> WHAT IS BEING ASKED: Skip every image and restate the data word for word.

> SUPPLIED MATERIAL:
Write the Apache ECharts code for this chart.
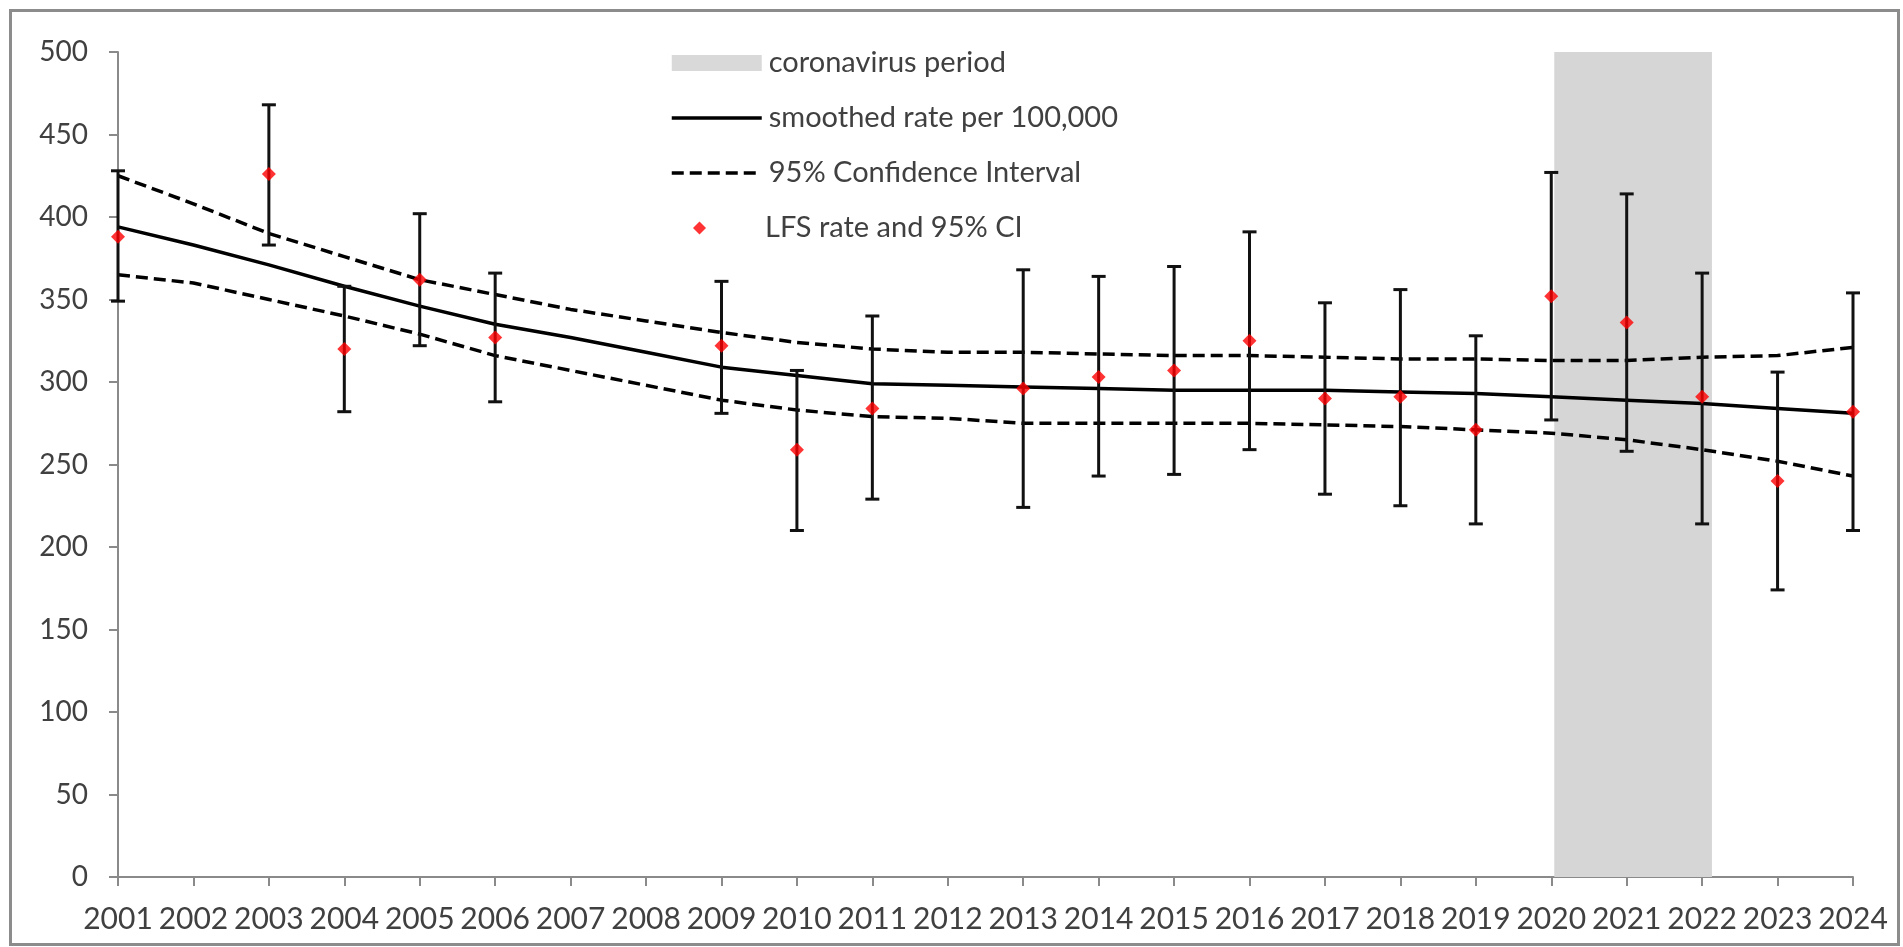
<!DOCTYPE html>
<html>
<head>
<meta charset="utf-8">
<script src="https://cdn.jsdelivr.net/npm/echarts@6/dist/echarts.min.js"></script>
<style>
html,body{margin:0;padding:0;background:#fff;}
#chart{width:1903px;height:947px;}
</style>
</head>
<body>
<div id="chart"></div>
<script>
const years = [2001,2002,2003,2004,2005,2006,2007,2008,2009,2010,2011,2012,2013,2014,2015,2016,2017,2018,2019,2020,2021,2022,2023,2024];
const smoothed = [394,383,371,358,346,335,327,318,309,304,299,298,297,296,295,295,295,294,293,291,289,287,284,281];
const ciUpper  = [425,408,390,376,362,353,344,337,330,324,320,318,318,317,316,316,315,314,314,313,313,315,316,321];
const ciLower  = [365,360,350,340,329,316,307,298,289,283,279,278,275,275,275,275,274,273,271,269,265,259,252,243];
const lfsYears = [2001,2003,2004,2005,2006,2009,2010,2011,2013,2014,2015,2016,2017,2018,2019,2020,2021,2022,2023,2024];
const lfsRate  = [388,426,320,362,327,322,259,284,296,303,307,325,290,291,271,352,336,291,240,282];
const lfsLower = [349,383,282,322,288,281,210,229,224,243,244,259,232,225,214,277,258,214,174,210];
const lfsUpper = [428,468,358,402,366,361,307,340,368,364,370,391,348,356,328,427,414,366,306,354];
const covidStart = 2020.04, covidEnd = 2022.13;
const yMin = 0, yMax = 500, yStep = 50;

const pair = (xs, ys) => xs.map((x, i) => [x, ys[i]]);
const errData = lfsYears.map((y, i) => [y, lfsLower[i], lfsUpper[i]]);

const chart = echarts.init(document.getElementById('chart'));
const txt = '#404040';
const axisCol = '#8a8a8a';
const fontFam = 'Lato, "Open Sans", sans-serif';
const dash = [12, 6];

chart.setOption({
  animation: false,
  backgroundColor: '#fff',
  graphic: [{
    type: 'rect', left: 8, top: 8, shape: {width: 1888, height: 934},
    style: {fill: 'none', stroke: '#8c8c8c', lineWidth: 3}, silent: true
  }],
  grid: {left: 118, right: 50, top: 52, bottom: 70},
  legend: [{
    orient: 'vertical', left: 665, top: 41, itemWidth: 90, itemHeight: 16, itemGap: 21,
    textStyle: {fontFamily: fontFam, fontSize: 29, color: txt, lineHeight: 34, padding: [0,0,0,2]},
    data: [
      {name: 'coronavirus period', icon: 'rect', itemStyle: {color: '#d9d9d9'}},
      {name: 'smoothed rate per 100,000', itemStyle: {opacity: 0},
        lineStyle: {color: '#000', width: 3.5, type: 'solid'}},
      {name: '95% Confidence Interval', itemStyle: {opacity: 0},
        lineStyle: {color: '#000', width: 3.5, type: dash}}
    ]
  }, {
    orient: 'vertical', left: 688, top: 206, itemWidth: 13, itemHeight: 13,
    textStyle: {fontFamily: fontFam, fontSize: 29, color: txt, lineHeight: 34, padding: [0,0,0,54]},
    data: [{name: 'LFS rate and 95% CI', icon: 'diamond', itemStyle: {color: '#ff0000'}}]
  }],
  xAxis: {
    type: 'value', min: years[0], max: years[years.length-1], interval: 1,
    axisLine: {lineStyle: {color: axisCol, width: 2}},
    axisTick: {show: true, length: 9, lineStyle: {color: axisCol, width: 2}},
    splitLine: {show: false},
    axisLabel: {color: txt, fontFamily: fontFam, fontSize: 30, margin: 27, formatter: v => String(v)}
  },
  yAxis: {
    type: 'value', min: yMin, max: yMax, interval: yStep,
    axisLine: {show: true, lineStyle: {color: axisCol, width: 2}},
    axisTick: {show: true, length: 9, lineStyle: {color: axisCol, width: 2}},
    splitLine: {show: false},
    axisLabel: {color: txt, fontFamily: fontFam, fontSize: 28, margin: 30}
  },
  series: [
    {
      name: 'coronavirus period', type: 'line', data: [], color: '#d9d9d9', z: 0,
      markArea: {silent: true, itemStyle: {color: '#d6d6d6'},
        data: [[{xAxis: covidStart, yAxis: yMin}, {xAxis: covidEnd, yAxis: yMax}]]}
    },
    {
      name: 'smoothed rate per 100,000', type: 'line', data: pair(years, smoothed),
      symbol: 'none', color: '#000', lineStyle: {color: '#000', width: 3.5}, z: 3
    },
    {
      name: '95% Confidence Interval', type: 'line', data: pair(years, ciUpper),
      symbol: 'none', color: '#000', lineStyle: {color: '#000', width: 3.5, type: dash}, z: 3
    },
    {
      name: '95% Confidence Interval', type: 'line', data: pair(years, ciLower),
      symbol: 'none', color: '#000', lineStyle: {color: '#000', width: 3.5, type: dash}, z: 3
    },
    {
      name: 'LFS rate and 95% CI', type: 'scatter', data: pair(lfsYears, lfsRate),
      symbol: 'diamond', symbolSize: 14, color: '#ff0000', itemStyle: {color: '#ff0000'}, z: 5
    },
    {
      name: 'LFS rate and 95% CI', type: 'custom', data: errData, z: 4, color: '#ff0000',
      renderItem: (params, api) => {
        const x = api.value(0);
        const lo = api.coord([x, api.value(1)]);
        const hi = api.coord([x, api.value(2)]);
        const cap = 7;
        const st = {stroke: '#111', lineWidth: 3};
        return {type: 'group', children: [
          {type: 'line', shape: {x1: lo[0], y1: lo[1], x2: hi[0], y2: hi[1]}, style: st},
          {type: 'line', shape: {x1: lo[0]-cap, y1: lo[1], x2: lo[0]+cap, y2: lo[1]}, style: st},
          {type: 'line', shape: {x1: hi[0]-cap, y1: hi[1], x2: hi[0]+cap, y2: hi[1]}, style: st}
        ]};
      },
      encode: {x: 0, y: [1, 2]}
    }
  ]
});
</script>
</body>
</html>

> RESPONSE TO THIS EXERCISE:
Write the Apache ECharts code for this chart.
<!DOCTYPE html>
<html>
<head>
<meta charset="utf-8">
<script src="https://cdn.jsdelivr.net/npm/echarts@6/dist/echarts.min.js"></script>
<style>
html,body{margin:0;padding:0;background:#fff;}
#chart{width:1903px;height:947px;}
</style>
</head>
<body>
<div id="chart"></div>
<script>
const years = [2001,2002,2003,2004,2005,2006,2007,2008,2009,2010,2011,2012,2013,2014,2015,2016,2017,2018,2019,2020,2021,2022,2023,2024];
const smoothed = [394,383,371,358,346,335,327,318,309,304,299,298,297,296,295,295,295,294,293,291,289,287,284,281];
const ciUpper  = [425,408,390,376,362,353,344,337,330,324,320,318,318,317,316,316,315,314,314,313,313,315,316,321];
const ciLower  = [365,360,350,340,329,316,307,298,289,283,279,278,275,275,275,275,274,273,271,269,265,259,252,243];
const lfsYears = [2001,2003,2004,2005,2006,2009,2010,2011,2013,2014,2015,2016,2017,2018,2019,2020,2021,2022,2023,2024];
const lfsRate  = [388,426,320,362,327,322,259,284,296,303,307,325,290,291,271,352,336,291,240,282];
const lfsLower = [349,383,282,322,288,281,210,229,224,243,244,259,232,225,214,277,258,214,174,210];
const lfsUpper = [428,468,358,402,366,361,307,340,368,364,370,391,348,356,328,427,414,366,306,354];
const covidStart = 2020.04, covidEnd = 2022.13;
const yMin = 0, yMax = 500, yStep = 50;

const pair = (xs, ys) => xs.map((x, i) => [x, ys[i]]);
const errData = lfsYears.map((y, i) => [y, lfsLower[i], lfsUpper[i]]);

const chart = echarts.init(document.getElementById('chart'));
const txt = '#404040';
const axisCol = '#8a8a8a';
const fontFam = 'Lato, "Open Sans", sans-serif';
const dash = [12, 6];

chart.setOption({
  animation: false,
  backgroundColor: '#fff',
  graphic: [{
    type: 'rect', left: 8, top: 8, shape: {width: 1888, height: 934},
    style: {fill: 'none', stroke: '#8c8c8c', lineWidth: 3}, silent: true
  }],
  grid: {left: 118, right: 50, top: 52, bottom: 70},
  legend: [{
    orient: 'vertical', left: 665, top: 41, itemWidth: 90, itemHeight: 16, itemGap: 21,
    textStyle: {fontFamily: fontFam, fontSize: 29, color: txt, lineHeight: 34, padding: [0,0,0,2]},
    data: [
      {name: 'coronavirus period', icon: 'rect', itemStyle: {color: '#d9d9d9'}},
      {name: 'smoothed rate per 100,000', itemStyle: {opacity: 0},
        lineStyle: {color: '#000', width: 3.5, type: 'solid'}},
      {name: '95% Confidence Interval', itemStyle: {opacity: 0},
        lineStyle: {color: '#000', width: 3.5, type: dash}}
    ]
  }, {
    orient: 'vertical', left: 688, top: 206, itemWidth: 13, itemHeight: 13,
    textStyle: {fontFamily: fontFam, fontSize: 29, color: txt, lineHeight: 34, padding: [0,0,0,54]},
    data: [{name: 'LFS rate and 95% CI', icon: 'diamond', itemStyle: {color: '#ff0000'}}]
  }],
  xAxis: {
    type: 'value', min: years[0], max: years[years.length-1], interval: 1,
    axisLine: {lineStyle: {color: axisCol, width: 2}},
    axisTick: {show: true, length: 9, lineStyle: {color: axisCol, width: 2}},
    splitLine: {show: false},
    axisLabel: {color: txt, fontFamily: fontFam, fontSize: 30, margin: 27, formatter: v => String(v)}
  },
  yAxis: {
    type: 'value', min: yMin, max: yMax, interval: yStep,
    axisLine: {show: true, lineStyle: {color: axisCol, width: 2}},
    axisTick: {show: true, length: 9, lineStyle: {color: axisCol, width: 2}},
    splitLine: {show: false},
    axisLabel: {color: txt, fontFamily: fontFam, fontSize: 28, margin: 30}
  },
  series: [
    {
      name: 'coronavirus period', type: 'line', data: [], color: '#d9d9d9', z: 0,
      markArea: {silent: true, itemStyle: {color: '#d6d6d6'},
        data: [[{xAxis: covidStart, yAxis: yMin}, {xAxis: covidEnd, yAxis: yMax}]]}
    },
    {
      name: 'smoothed rate per 100,000', type: 'line', data: pair(years, smoothed),
      symbol: 'none', color: '#000', lineStyle: {color: '#000', width: 3.5}, z: 3
    },
    {
      name: '95% Confidence Interval', type: 'line', data: pair(years, ciUpper),
      symbol: 'none', color: '#000', lineStyle: {color: '#000', width: 3.5, type: dash}, z: 3
    },
    {
      name: '95% Confidence Interval', type: 'line', data: pair(years, ciLower),
      symbol: 'none', color: '#000', lineStyle: {color: '#000', width: 3.5, type: dash}, z: 3
    },
    {
      name: 'LFS rate and 95% CI', type: 'scatter', data: pair(lfsYears, lfsRate),
      symbol: 'diamond', symbolSize: 14, color: '#ff0000', itemStyle: {color: '#ff0000'}, z: 5
    },
    {
      name: 'LFS rate and 95% CI', type: 'custom', data: errData, z: 4, color: '#ff0000',
      renderItem: (params, api) => {
        const x = api.value(0);
        const lo = api.coord([x, api.value(1)]);
        const hi = api.coord([x, api.value(2)]);
        const cap = 7;
        const st = {stroke: '#111', lineWidth: 3};
        return {type: 'group', children: [
          {type: 'line', shape: {x1: lo[0], y1: lo[1], x2: hi[0], y2: hi[1]}, style: st},
          {type: 'line', shape: {x1: lo[0]-cap, y1: lo[1], x2: lo[0]+cap, y2: lo[1]}, style: st},
          {type: 'line', shape: {x1: hi[0]-cap, y1: hi[1], x2: hi[0]+cap, y2: hi[1]}, style: st}
        ]};
      },
      encode: {x: 0, y: [1, 2]}
    }
  ]
});
</script>
</body>
</html>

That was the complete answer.